I’m convinced that someone at Logitech is trying to build a spaceship. It seems like they may have gotten the technical blueprints mixed up somewhere in the design process of the G402 gaming mouse, as they’ve managed to call it the Hyperion Fury and have equipped it with a Fusion Engine. Following on from the impressive Proteus Core released earlier this year, what kind of high tech party trick has Logitech given this peripheral?
The Logitech marketing machine has pulled no punches on this one, dubbing it “The world’s fastest gaming mouse”, capable of tracking over 12 metres per second (or 500 inches per second, whichever unit of measurement you’re comfortable with). That’s a seriously impressive stat to put on the back of the box, but what does it mean?
Well, it’s literally the speed you can move the mouse across your desk that can still be accurately translated to your actions on the screen. Most mice these days use an optical sensor to track your mouse movements and relay the information back to your computer. However, at times it is possible to move the mouse so fast that the sensor fails to register exactly what happens, and the movements relayed back to the screen are not as accurate as they can be. It’s when the optical sensor on the G402 reaches these hard-to-track speeds that the clever Fusion Engine kicks in.
Alongside the tried and tested optical sensor, the Hyperion Fury has a clever combination of an accelerometer and gyroscope that pick up the hard work when the sensor begins to struggle. Instead of solely relying on the optics, the G402 also transmits real-time data from this combo of gadgets that make up the aforementioned Fusion Engine. This gives a much more precise indication of the waggling being done on the mouse end and allows for it all to be tracked at turbo speeds. It’s all powered by the on-board 32-bit ARM processor that’s been supplying Logitech’s latest generation of gaming mice with its grunt.
Who benefits from a powered-up, high-speed mouse? Logitech thinks it could be another weapon in the arsenal for FPS players who might have a habit of moving their mouse faster than it can track. Fast and furious swipers can rest assured that they can now strike with precision, further eliminating any excuses that they missed their shot because of the tools they’re using. The real situation we can see this being handy in are those panic moment when someone jumps out behind you, leading to a mad startled struggle to get your crosshairs in the right place before your opponent does.

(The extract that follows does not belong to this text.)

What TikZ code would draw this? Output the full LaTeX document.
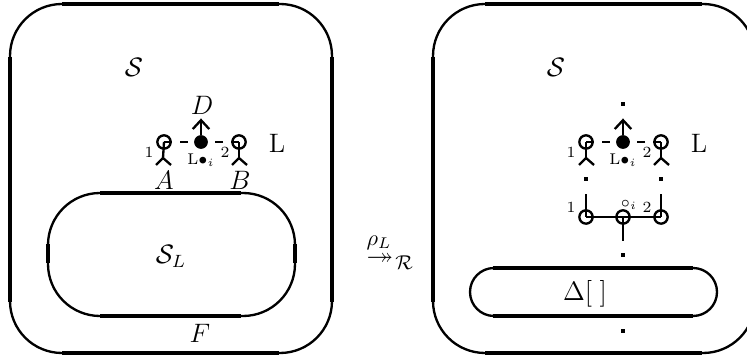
\documentclass[tikz,border=0pt]{standalone}
\usepackage{amssymb}
\usetikzlibrary{arrows.meta}
\tikzset{
	thinline/.style={line width=1.05pt},
	thickline/.style={line width=1.8pt},
	head/.style={circle, draw, line width=1.05pt, inner sep=0pt, minimum size=6pt},
	blackdot/.style={circle, fill=black, inner sep=0pt, minimum size=6.2pt},
	squaredot/.style={rectangle, fill=black, inner sep=0pt, minimum size=1.9pt},
	point/.style={inner sep=0pt, minimum size=0pt},
	dashline/.style={line width=1.05pt, dash pattern=on 3.6pt off 3.6pt},
	upline/.style={line width=1.05pt, -{Straight Barb[length=4pt, width=7.4pt]}},
	every node/.append style={font=\large},
	small label/.style={font=\scriptsize},
}
\begin{document}
\begin{tikzpicture}[x=0.45pt, y=-0.45pt]
	\clip (0, 0) rectangle (747, 360);

	\begin{scope}
		% outer box
		\draw[thinline, rounded corners=23.4pt] (10, 4) rectangle (332, 353);
		\draw[thickline] (62, 4) -- (279, 4);
		\draw[thickline] (62, 353) -- (279, 353);
		\draw[thickline] (10, 57) -- (10, 302);
		\draw[thickline] (332, 57) -- (332, 302);

		% inner box
		\draw[thinline, rounded corners=23.4pt] (48, 193) rectangle (295, 316);
		\draw[thickline] (100, 193) -- (241, 193);
		\draw[thickline] (100, 316) -- (241, 316);
		\draw[thickline] (48, 244) -- (48, 263);
		\draw[thickline] (295, 244) -- (295, 263);

		\node[head] (a) at (164, 142) {};
		\node[head] (b) at (239, 142) {};
		\node[blackdot] (c) at (201, 142) {};
		\node[point] (ah) at (163, 158) {};
		\node[point] (al) at (156, 165) {};
		\node[point] (ar) at (171, 165) {};
		\node[point] (bh) at (239, 158) {};
		\node[point] (bl) at (232, 165) {};
		\node[point] (br) at (247, 165) {};
		\node[point] (d) at (201, 118) {};

		\draw[dashline] (a.center) -- (c.center);
		\draw[dashline] (b.center) -- (c.center);
		\draw[upline] (c) -- (d);
		\draw[thinline] (a.center) -- (ah.center);
		\draw[thinline] (al.center) -- (ah.center) -- (ar.center);
		\draw[thinline] (b.center) -- (bh.center);
		\draw[thinline] (bl.center) -- (bh.center) -- (br.center);

		\node (ls) at (134, 67) {$\mathcal{S}$};
		\node (lsl) at (171, 256) {$\mathcal{S}_L$};
		\node (lf) at (200, 333) {$F$};
		\node (ld) at (202, 105) {$D$};
		\node (la) at (164, 180) {$A$};
		\node (lb) at (240, 180) {$B$};
		\node (ll) at (277, 143) {L};
		\node[small label] (l1) at (149, 152) {1};
		\node[small label] (l2) at (225, 152) {2};
		\node[small label] (li) at (201, 160) {L$\bullet_i$};
	\end{scope}

	\node[font=\normalsize] (rho) at (379, 243) {$\rho_L$};
	\node[font=\large] (onto) at (380, 258) {$\twoheadrightarrow$};
	\node[font=\small] (cr) at (404, 263) {$\mathcal{R}$};

	\begin{scope}
		% outer box runs off the page on the right
		\draw[thinline, rounded corners=23.4pt] (433, 4) rectangle (755, 353);
		\draw[thickline] (485, 4) -- (702, 4);
		\draw[thickline] (485, 353) -- (702, 353);
		\draw[thickline] (433, 57) -- (433, 302);

		% inner box
		\draw[thinline, rounded corners=10.8pt] (470, 268) rectangle (717, 316);
		\draw[thickline] (493, 268) -- (693, 268);
		\draw[thickline] (493, 316) -- (693, 316);

		\node[head] (p) at (586, 142) {};
		\node[head] (q) at (661, 142) {};
		\node[blackdot] (r) at (623, 142) {};
		\node[point] (ph) at (586, 158) {};
		\node[point] (pl) at (579, 165) {};
		\node[point] (pr) at (594, 165) {};
		\node[point] (qh) at (661, 158) {};
		\node[point] (ql) at (654, 165) {};
		\node[point] (qr) at (669, 165) {};
		\node[point] (s) at (623, 118) {};

		\draw[dashline] (p.center) -- (r.center);
		\draw[dashline] (q.center) -- (r.center);
		\draw[upline] (r) -- (s);
		\draw[thinline] (p.center) -- (ph.center);
		\draw[thinline] (pl.center) -- (ph.center) -- (pr.center);
		\draw[thinline] (q.center) -- (qh.center);
		\draw[thinline] (ql.center) -- (qh.center) -- (qr.center);

		\node[squaredot] (d1) at (623, 104) {};
		\node[squaredot] (d2) at (586, 179) {};
		\node[squaredot] (d3) at (661, 179) {};
		\node[squaredot] (d4) at (623, 255) {};
		\node[squaredot] (d5) at (623, 331) {};

		\node[head] (u) at (586, 217) {};
		\node[head] (v) at (623, 217) {};
		\node[head] (w) at (661, 217) {};
		\node[point] (ut) at (586, 194) {};
		\node[point] (wt) at (661, 194) {};
		\node[point] (vb) at (623, 241) {};

		\draw[thinline] (u.center) -- (v.center);
		\draw[thinline] (v.center) -- (w.center);
		\draw[thinline] (u.center) -- (ut.center);
		\draw[thinline] (w.center) -- (wt.center);
		\draw[thinline] (v.center) -- (vb.center);

		\node (rs) at (556, 67) {$\mathcal{S}$};
		\node (rl) at (699, 143) {L};
		\node (rd) at (585, 294) {$\Delta[\;]$};
		\node[small label] (r1) at (571, 152) {1};
		\node[small label] (r2) at (647, 152) {2};
		\node[small label] (ri) at (623, 160) {L$\bullet_i$};
		\node[small label] (r3) at (571, 207) {1};
		\node[small label] (r4) at (647, 207) {2};
		\node[small label] (r5) at (629, 205) {$\circ_i$};
	\end{scope}
\end{tikzpicture}
\end{document}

It’s certainly very impressive technology, but not necessarily something that average gamers will notice a whole lot. Having said this, the whole point of the Fusion Core is that you don’t notice it working and enjoy a continually smooth mouse experience.
Moving beyond the headline act, the other tech specs on the Hyperion Fury are certainly nothing to be sneered at. It features on-the-fly DPI switching from 250 DPI right up to 4000 DPI. This is handled by a pair of shifter buttons that take the tracking speed up or down across four user-defined settings. It’s not exactly setting records in this department (Logitech already did that with their last mouse), but it offers a very reasonable range that should be more than enough for most gamers.

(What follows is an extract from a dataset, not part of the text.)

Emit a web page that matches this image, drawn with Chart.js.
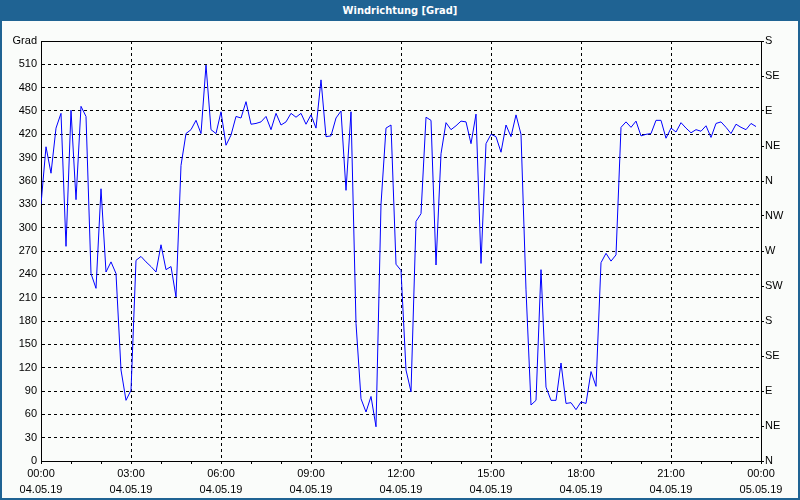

When it comes to clickers, the G402 has a respectable selection of eight programmable buttons. These can be assigned to simple tasks through most in-game control menus or given something a little more adventurous using the Logitech Gaming Software. Just download the software and it will immediately recognise the mouse, throwing up a pleasingly visual display of calibration and binding options. From here you can assign macros for pretty much anything, especially if you put the time in for a bit of tinkering. The software even allows you to tweak the settings on the glowing G logo and its gentle phasing in-and-out effect (eerily described as “breathing”). The only thing I was a little disappointed by was the lack of on-board memory control profile storage and quick switching, which I’ve found handy in the past for instantly changing between work and play modes.

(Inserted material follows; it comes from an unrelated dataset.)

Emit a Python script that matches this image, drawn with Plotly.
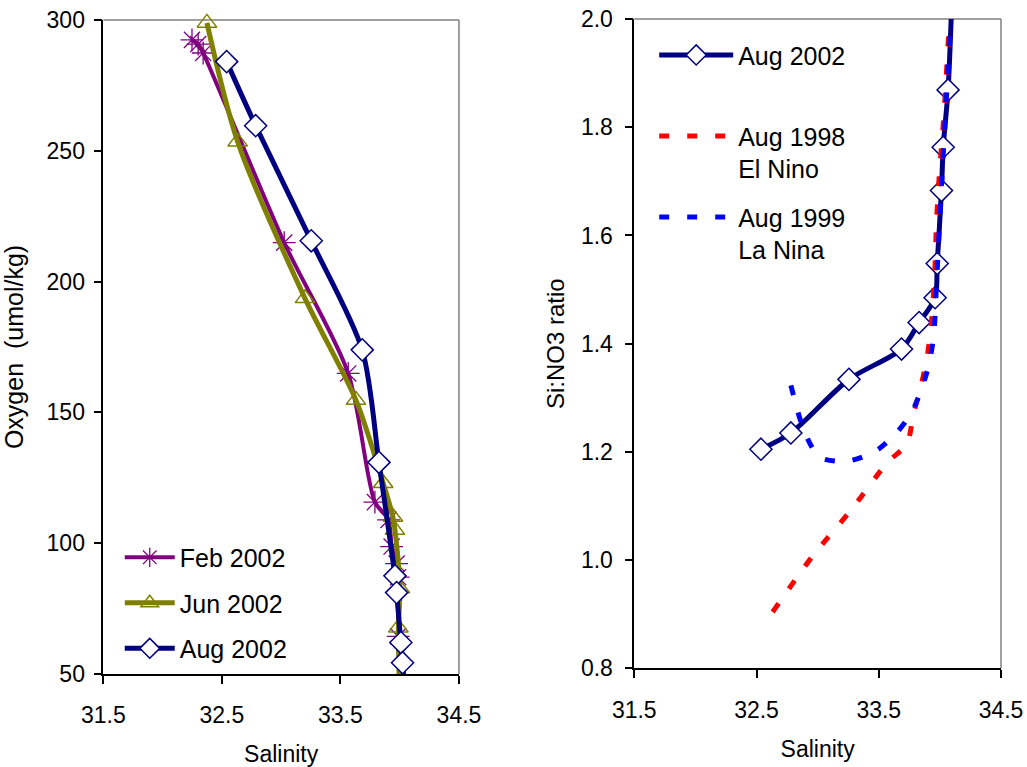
import plotly.graph_objects as go

# ---- Oxygen vs salinity profiles (left panel) ----
feb_sal = [32.248, 32.300, 32.342, 33.026, 33.566, 33.791, 33.906, 33.932, 33.974, 33.987, 33.987, 34.02]
feb_oxy = [292.4, 290.8, 287.4, 214.9, 164.9, 115.7, 108.9, 98.7, 92.2, 87.0, 64.4, 40.0]

jun_sal = [32.374, 32.633, 33.201, 33.631, 33.861, 33.943, 33.960, 34.002, 33.989, 34.00]
jun_oxy = [298.9, 253.5, 193.6, 154.7, 122.9, 110.0, 105.0, 82.7, 67.7, 40.0]

aug_sal = [32.540, 32.785, 33.254, 33.684, 33.825, 33.960, 33.974, 34.010, 34.024, 34.05]
aug_oxy = [284.1, 259.6, 215.6, 173.9, 130.9, 87.5, 81.1, 62.0, 54.3, 40.0]

# ---- Si:NO3 ratio vs salinity (right panel) ----
aug02_sal = [32.536, 32.781, 33.256, 33.686, 33.830, 33.961, 33.978, 34.013, 34.027, 34.067, 34.10]
aug02_ratio = [1.205, 1.235, 1.334, 1.390, 1.439, 1.485, 1.548, 1.683, 1.763, 1.869, 2.05]

aug98_sal = [32.632, 32.951, 33.278, 33.573, 33.728, 33.785, 33.851, 33.900, 33.932,
             33.957, 33.973, 33.998, 34.030, 34.079, 34.09]
aug98_ratio = [0.904, 1.005, 1.094, 1.181, 1.214, 1.271, 1.327, 1.382, 1.443,
               1.527, 1.628, 1.721, 1.813, 2.000, 2.04]

aug99_sal = [32.781, 32.854, 32.911, 33.018, 33.247, 33.484, 33.648, 33.770, 33.852,
             33.909, 33.950, 33.966, 33.990, 34.015, 34.048, 34.088, 34.10]
aug99_ratio = [1.323, 1.262, 1.227, 1.190, 1.183, 1.203, 1.236, 1.273, 1.318,
               1.360, 1.416, 1.480, 1.591, 1.702, 1.832, 2.000, 2.04]

sal_ticks = [31.5, 32.5, 33.5, 34.5]
oxy_range = [50, 300]
ratio_range = [0.8, 2.0]

FONT = "Liberation Sans, Arial, sans-serif"
PURPLE, OLIVE, NAVY = "#800080", "#808000", "#000080"
MS = 15


def sizes(vals, lo, hi, s):
    # hide markers for points that fall outside the visible axis range
    return [s if lo <= v <= hi else 0 for v in vals]


fig = go.Figure()

fig.add_trace(go.Scatter(
    x=feb_sal, y=feb_oxy, name="Feb 2002", mode="lines+markers",
    line=dict(color=PURPLE, width=4, shape="spline", smoothing=0.8),
    marker=dict(symbol="asterisk-open", size=sizes(feb_oxy, *oxy_range, MS + 4), opacity=1,
                line=dict(color=PURPLE, width=1.3)),
    cliponaxis=False, legend="legend", legendgroup="g1", xaxis="x", yaxis="y"))
fig.add_trace(go.Scatter(
    x=jun_sal, y=jun_oxy, name="Jun 2002", mode="lines+markers",
    line=dict(color=OLIVE, width=5, shape="spline", smoothing=0.8),
    marker=dict(symbol="triangle-up-open", size=sizes(jun_oxy, *oxy_range, MS + 2), opacity=1,
                color=OLIVE, line=dict(color=OLIVE, width=1.5)),
    cliponaxis=False, legend="legend", legendgroup="g2", xaxis="x", yaxis="y"))
fig.add_trace(go.Scatter(
    x=aug_sal, y=aug_oxy, name="Aug 2002", mode="lines+markers",
    line=dict(color=NAVY, width=5, shape="spline", smoothing=0.8),
    marker=dict(symbol="diamond", size=sizes(aug_oxy, *oxy_range, MS + 2), color="white",
                opacity=1, line=dict(color=NAVY, width=1.5)),
    cliponaxis=False, legend="legend", legendgroup="g3", xaxis="x", yaxis="y"))

fig.add_trace(go.Scatter(
    x=aug02_sal, y=aug02_ratio, name="Aug 2002<br>\u00a0", mode="lines+markers",
    line=dict(color=NAVY, width=5, shape="spline", smoothing=0.8),
    marker=dict(symbol="diamond", size=sizes(aug02_ratio, *ratio_range, MS + 2), color="white",
                opacity=1, line=dict(color=NAVY, width=1.5)),
    cliponaxis=False, legend="legend2", legendgroup="h1", xaxis="x2", yaxis="y2"))
fig.add_trace(go.Scatter(
    x=aug98_sal, y=aug98_ratio, name="Aug 1998<br>El Nino", mode="lines",
    line=dict(color="#FF0000", width=5, dash="10px,18px", shape="spline", smoothing=0.8),
    legend="legend2", legendgroup="h2", xaxis="x2", yaxis="y2"))
fig.add_trace(go.Scatter(
    x=aug99_sal, y=aug99_ratio, name="Aug 1999<br>La Nina", mode="lines",
    line=dict(color="#0000FF", width=5, dash="10px,18px", shape="spline", smoothing=0.8),
    legend="legend2", legendgroup="h3", xaxis="x2", yaxis="y2"))

axis_common = dict(
    showline=True, linecolor="black", linewidth=1.5, showgrid=False, zeroline=False,
    ticks="outside", ticklen=8, tickcolor="black", tickwidth=1.5, automargin=False,
    tickfont=dict(family=FONT, size=23, color="black"),
)

fig.update_layout(
    width=1027, height=767,
    margin=dict(l=0, r=0, t=0, b=0),
    paper_bgcolor="white", plot_bgcolor="white",
    font=dict(family=FONT, size=23, color="black"),
    showlegend=True,
    xaxis=dict(domain=[0.1006, 0.4469], range=[31.5, 34.5], tickvals=sal_ticks,
               ticklabelstandoff=12, anchor="y",
               title=dict(text="Salinity", standoff=19, font=dict(family=FONT, size=23)),
               **axis_common),
    yaxis=dict(domain=[0.1213, 0.9739], range=oxy_range, dtick=50, anchor="x",
               ticklabelstandoff=4,
               title=dict(text="Oxygen\u00a0 (umol/kg)", standoff=16, font=dict(family=FONT, size=25)),
               **axis_common),
    xaxis2=dict(domain=[0.6176, 0.9747], range=[31.5, 34.5], tickvals=sal_ticks,
                ticklabelstandoff=12, anchor="y2",
                title=dict(text="Salinity", standoff=19, font=dict(family=FONT, size=23)),
                **axis_common),
    yaxis2=dict(domain=[0.1287, 0.9752], range=ratio_range, dtick=0.2, tickformat=".1f",
                anchor="x2", ticklabelstandoff=7,
                title=dict(text="Si:NO3 ratio", standoff=10, font=dict(family=FONT, size=24)),
                **axis_common),
    legend=dict(x=0.1166, y=0.303, xanchor="left", yanchor="top", bgcolor="rgba(0,0,0,0)",
                font=dict(family=FONT, size=25), itemwidth=50, tracegroupgap=10,
                traceorder="grouped"),
    legend2=dict(x=0.637, y=0.958, xanchor="left", yanchor="top", bgcolor="rgba(0,0,0,0)",
                 font=dict(family=FONT, size=25), itemwidth=74, tracegroupgap=13,
                 traceorder="grouped", valign="top"),
)

# gray frame on the top and right of each plot area
for xr, yr in (("x domain", "y domain"), ("x2 domain", "y2 domain")):
    fig.add_shape(type="line", xref=xr, yref=yr, x0=0, x1=1, y0=1, y1=1,
                  line=dict(color="#808080", width=1.5), layer="below")
    fig.add_shape(type="line", xref=xr, yref=yr, x0=1, x1=1, y0=0, y1=1,
                  line=dict(color="#808080", width=1.5), layer="below")

fig.write_html("out.html")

If I had to grumble about another thing, I’d have to say that it isn’t the most comfortable mouse in the world. Whilst it’s still shaped with smooth curves that fit snugly into the palm like a spooning partner, some of the buttons are placed slightly awkwardly. There’s a low DPI toggle switch that doesn’t feel optimally placed, generally sitting half under my thumb and half off. Maybe I have freakishly short thumbs, but it just doesn’t seem right. Likewise, one of the programmable buttons feels a little too high and far back on the mouse’s body for insta-clicking. These are very minor grumbles though, and soon overcome by the inevitable crab hand muscle memory that sets in after a week.
The G402 Hyperion Fury is another brilliant mouse from Logitech, offering sleek looks and fantastic functionality for your gaming needs. It’s also a little more affordable than the other recently released Logitech mice, weighing with an RRP of £49.99 (as opposed to the £69.99 tag on the G502 and G602). This is just another roll of icing over the top of this already tempting cake that makes it a great choice for gamers looking for a good mouse in the upper mid-end price bracket.
Whether you’ll be able to immediately spot the difference made by the Fury’s Fusion Engine really depends on how furiously you like to swipe your mice. RTS players probably won’t see a difference, but FPS players who are partial to the odd twitch shooter should hopefully find their manic judders translated perfectly to the screen. But despite the subtlety of the uber-tracking it’s capable of, there’s no denying that the G402 is a great gaming mouse that will slip into your setup effortlessly. It just feels right.